* BEGIN Data lines *

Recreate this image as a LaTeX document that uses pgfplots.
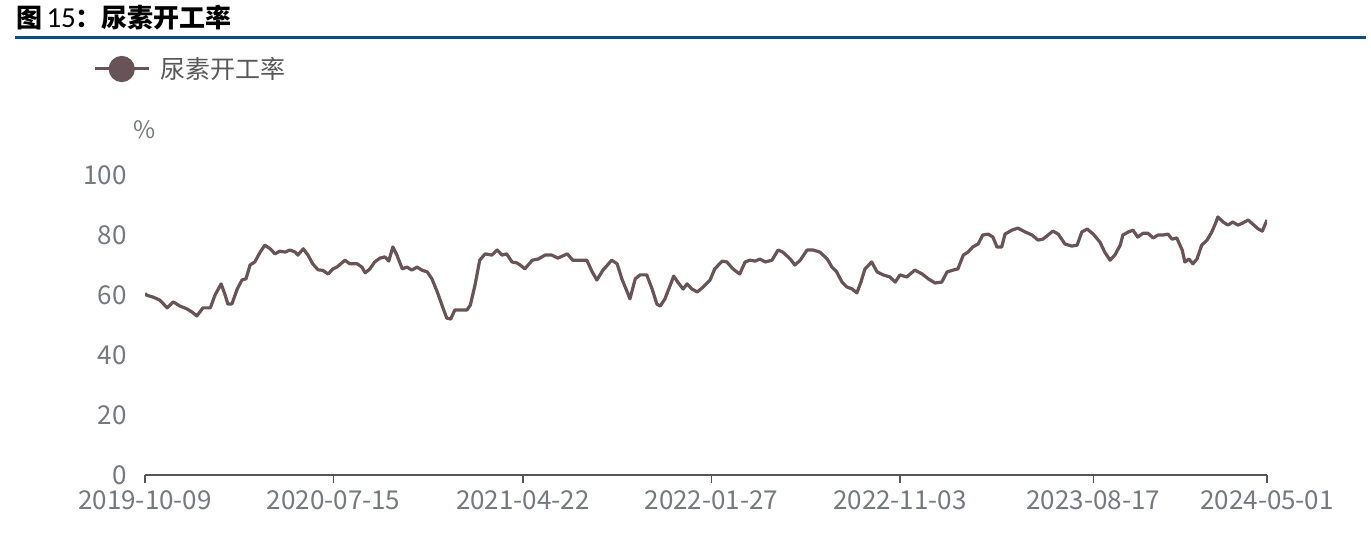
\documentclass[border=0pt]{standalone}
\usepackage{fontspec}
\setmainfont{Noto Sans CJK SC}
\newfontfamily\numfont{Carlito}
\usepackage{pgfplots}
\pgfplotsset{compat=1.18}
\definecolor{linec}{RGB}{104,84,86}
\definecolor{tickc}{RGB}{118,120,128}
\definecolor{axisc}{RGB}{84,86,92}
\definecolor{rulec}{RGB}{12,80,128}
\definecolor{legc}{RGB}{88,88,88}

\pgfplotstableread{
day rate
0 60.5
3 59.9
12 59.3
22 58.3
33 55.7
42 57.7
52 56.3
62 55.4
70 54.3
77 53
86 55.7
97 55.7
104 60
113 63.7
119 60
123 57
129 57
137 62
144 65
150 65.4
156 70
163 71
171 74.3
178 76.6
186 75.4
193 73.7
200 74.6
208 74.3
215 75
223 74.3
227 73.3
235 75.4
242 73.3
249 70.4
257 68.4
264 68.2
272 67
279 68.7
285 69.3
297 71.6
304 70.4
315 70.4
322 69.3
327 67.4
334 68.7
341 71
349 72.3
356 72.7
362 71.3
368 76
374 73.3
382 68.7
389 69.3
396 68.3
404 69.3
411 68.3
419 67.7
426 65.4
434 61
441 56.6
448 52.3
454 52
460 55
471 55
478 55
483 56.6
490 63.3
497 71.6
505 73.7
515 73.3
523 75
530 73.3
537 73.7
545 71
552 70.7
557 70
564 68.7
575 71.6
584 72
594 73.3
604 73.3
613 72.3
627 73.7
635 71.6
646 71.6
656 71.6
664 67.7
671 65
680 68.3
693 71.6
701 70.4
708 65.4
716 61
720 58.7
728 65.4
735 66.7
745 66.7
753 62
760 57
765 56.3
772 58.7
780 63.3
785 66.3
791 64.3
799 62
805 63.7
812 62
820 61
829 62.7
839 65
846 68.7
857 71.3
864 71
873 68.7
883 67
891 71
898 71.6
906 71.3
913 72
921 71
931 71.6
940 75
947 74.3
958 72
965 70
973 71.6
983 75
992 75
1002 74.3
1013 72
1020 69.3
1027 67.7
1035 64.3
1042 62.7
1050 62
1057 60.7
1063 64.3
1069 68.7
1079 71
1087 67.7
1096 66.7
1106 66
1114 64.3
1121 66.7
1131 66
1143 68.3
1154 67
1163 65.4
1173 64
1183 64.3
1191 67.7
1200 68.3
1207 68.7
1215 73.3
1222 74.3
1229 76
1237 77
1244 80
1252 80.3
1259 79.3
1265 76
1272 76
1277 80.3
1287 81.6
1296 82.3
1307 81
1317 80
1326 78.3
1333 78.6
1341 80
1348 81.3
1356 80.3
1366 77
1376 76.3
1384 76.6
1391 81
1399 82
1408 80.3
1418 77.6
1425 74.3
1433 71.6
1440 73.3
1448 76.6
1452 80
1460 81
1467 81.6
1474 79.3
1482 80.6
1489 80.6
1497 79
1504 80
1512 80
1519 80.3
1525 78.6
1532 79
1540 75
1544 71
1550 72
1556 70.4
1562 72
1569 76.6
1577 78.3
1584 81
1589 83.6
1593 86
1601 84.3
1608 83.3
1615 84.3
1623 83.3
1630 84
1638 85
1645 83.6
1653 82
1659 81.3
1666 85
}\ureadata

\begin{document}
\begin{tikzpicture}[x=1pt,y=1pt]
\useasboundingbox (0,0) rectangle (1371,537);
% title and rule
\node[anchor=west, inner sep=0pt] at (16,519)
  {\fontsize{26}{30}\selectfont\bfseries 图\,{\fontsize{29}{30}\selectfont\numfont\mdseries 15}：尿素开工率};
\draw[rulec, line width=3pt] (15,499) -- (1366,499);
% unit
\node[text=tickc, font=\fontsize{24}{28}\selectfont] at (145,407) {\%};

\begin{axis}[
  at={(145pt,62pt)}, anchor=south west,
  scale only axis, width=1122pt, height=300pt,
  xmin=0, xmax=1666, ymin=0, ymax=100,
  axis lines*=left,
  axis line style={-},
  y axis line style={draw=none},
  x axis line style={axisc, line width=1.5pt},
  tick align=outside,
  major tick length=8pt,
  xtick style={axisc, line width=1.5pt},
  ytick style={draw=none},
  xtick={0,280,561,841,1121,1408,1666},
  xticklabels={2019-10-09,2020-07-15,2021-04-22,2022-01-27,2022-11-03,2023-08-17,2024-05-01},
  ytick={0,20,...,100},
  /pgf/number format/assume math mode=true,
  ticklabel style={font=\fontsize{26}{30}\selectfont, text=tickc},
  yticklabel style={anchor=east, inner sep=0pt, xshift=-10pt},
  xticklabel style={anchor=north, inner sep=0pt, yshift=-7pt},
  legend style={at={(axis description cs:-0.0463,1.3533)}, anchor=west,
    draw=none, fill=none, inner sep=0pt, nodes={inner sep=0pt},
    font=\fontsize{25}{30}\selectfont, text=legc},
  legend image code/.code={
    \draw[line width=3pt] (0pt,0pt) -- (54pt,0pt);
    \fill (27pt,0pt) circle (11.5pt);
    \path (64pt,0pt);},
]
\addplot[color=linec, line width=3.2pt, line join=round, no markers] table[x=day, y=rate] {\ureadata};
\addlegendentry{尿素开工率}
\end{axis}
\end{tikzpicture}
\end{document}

* END Data lines *

The exercise:
Images should not appear in the copy; retype the listing above exactly.

Result of the task:
Recreate this image as a LaTeX document that uses pgfplots.
\documentclass[border=0pt]{standalone}
\usepackage{fontspec}
\setmainfont{Noto Sans CJK SC}
\newfontfamily\numfont{Carlito}
\usepackage{pgfplots}
\pgfplotsset{compat=1.18}
\definecolor{linec}{RGB}{104,84,86}
\definecolor{tickc}{RGB}{118,120,128}
\definecolor{axisc}{RGB}{84,86,92}
\definecolor{rulec}{RGB}{12,80,128}
\definecolor{legc}{RGB}{88,88,88}

\pgfplotstableread{
day rate
0 60.5
3 59.9
12 59.3
22 58.3
33 55.7
42 57.7
52 56.3
62 55.4
70 54.3
77 53
86 55.7
97 55.7
104 60
113 63.7
119 60
123 57
129 57
137 62
144 65
150 65.4
156 70
163 71
171 74.3
178 76.6
186 75.4
193 73.7
200 74.6
208 74.3
215 75
223 74.3
227 73.3
235 75.4
242 73.3
249 70.4
257 68.4
264 68.2
272 67
279 68.7
285 69.3
297 71.6
304 70.4
315 70.4
322 69.3
327 67.4
334 68.7
341 71
349 72.3
356 72.7
362 71.3
368 76
374 73.3
382 68.7
389 69.3
396 68.3
404 69.3
411 68.3
419 67.7
426 65.4
434 61
441 56.6
448 52.3
454 52
460 55
471 55
478 55
483 56.6
490 63.3
497 71.6
505 73.7
515 73.3
523 75
530 73.3
537 73.7
545 71
552 70.7
557 70
564 68.7
575 71.6
584 72
594 73.3
604 73.3
613 72.3
627 73.7
635 71.6
646 71.6
656 71.6
664 67.7
671 65
680 68.3
693 71.6
701 70.4
708 65.4
716 61
720 58.7
728 65.4
735 66.7
745 66.7
753 62
760 57
765 56.3
772 58.7
780 63.3
785 66.3
791 64.3
799 62
805 63.7
812 62
820 61
829 62.7
839 65
846 68.7
857 71.3
864 71
873 68.7
883 67
891 71
898 71.6
906 71.3
913 72
921 71
931 71.6
940 75
947 74.3
958 72
965 70
973 71.6
983 75
992 75
1002 74.3
1013 72
1020 69.3
1027 67.7
1035 64.3
1042 62.7
1050 62
1057 60.7
1063 64.3
1069 68.7
1079 71
1087 67.7
1096 66.7
1106 66
1114 64.3
1121 66.7
1131 66
1143 68.3
1154 67
1163 65.4
1173 64
1183 64.3
1191 67.7
1200 68.3
1207 68.7
1215 73.3
1222 74.3
1229 76
1237 77
1244 80
1252 80.3
1259 79.3
1265 76
1272 76
1277 80.3
1287 81.6
1296 82.3
1307 81
1317 80
1326 78.3
1333 78.6
1341 80
1348 81.3
1356 80.3
1366 77
1376 76.3
1384 76.6
1391 81
1399 82
1408 80.3
1418 77.6
1425 74.3
1433 71.6
1440 73.3
1448 76.6
1452 80
1460 81
1467 81.6
1474 79.3
1482 80.6
1489 80.6
1497 79
1504 80
1512 80
1519 80.3
1525 78.6
1532 79
1540 75
1544 71
1550 72
1556 70.4
1562 72
1569 76.6
1577 78.3
1584 81
1589 83.6
1593 86
1601 84.3
1608 83.3
1615 84.3
1623 83.3
1630 84
1638 85
1645 83.6
1653 82
1659 81.3
1666 85
}\ureadata

\begin{document}
\begin{tikzpicture}[x=1pt,y=1pt]
\useasboundingbox (0,0) rectangle (1371,537);
% title and rule
\node[anchor=west, inner sep=0pt] at (16,519)
  {\fontsize{26}{30}\selectfont\bfseries 图\,{\fontsize{29}{30}\selectfont\numfont\mdseries 15}：尿素开工率};
\draw[rulec, line width=3pt] (15,499) -- (1366,499);
% unit
\node[text=tickc, font=\fontsize{24}{28}\selectfont] at (145,407) {\%};

\begin{axis}[
  at={(145pt,62pt)}, anchor=south west,
  scale only axis, width=1122pt, height=300pt,
  xmin=0, xmax=1666, ymin=0, ymax=100,
  axis lines*=left,
  axis line style={-},
  y axis line style={draw=none},
  x axis line style={axisc, line width=1.5pt},
  tick align=outside,
  major tick length=8pt,
  xtick style={axisc, line width=1.5pt},
  ytick style={draw=none},
  xtick={0,280,561,841,1121,1408,1666},
  xticklabels={2019-10-09,2020-07-15,2021-04-22,2022-01-27,2022-11-03,2023-08-17,2024-05-01},
  ytick={0,20,...,100},
  /pgf/number format/assume math mode=true,
  ticklabel style={font=\fontsize{26}{30}\selectfont, text=tickc},
  yticklabel style={anchor=east, inner sep=0pt, xshift=-10pt},
  xticklabel style={anchor=north, inner sep=0pt, yshift=-7pt},
  legend style={at={(axis description cs:-0.0463,1.3533)}, anchor=west,
    draw=none, fill=none, inner sep=0pt, nodes={inner sep=0pt},
    font=\fontsize{25}{30}\selectfont, text=legc},
  legend image code/.code={
    \draw[line width=3pt] (0pt,0pt) -- (54pt,0pt);
    \fill (27pt,0pt) circle (11.5pt);
    \path (64pt,0pt);},
]
\addplot[color=linec, line width=3.2pt, line join=round, no markers] table[x=day, y=rate] {\ureadata};
\addlegendentry{尿素开工率}
\end{axis}
\end{tikzpicture}
\end{document}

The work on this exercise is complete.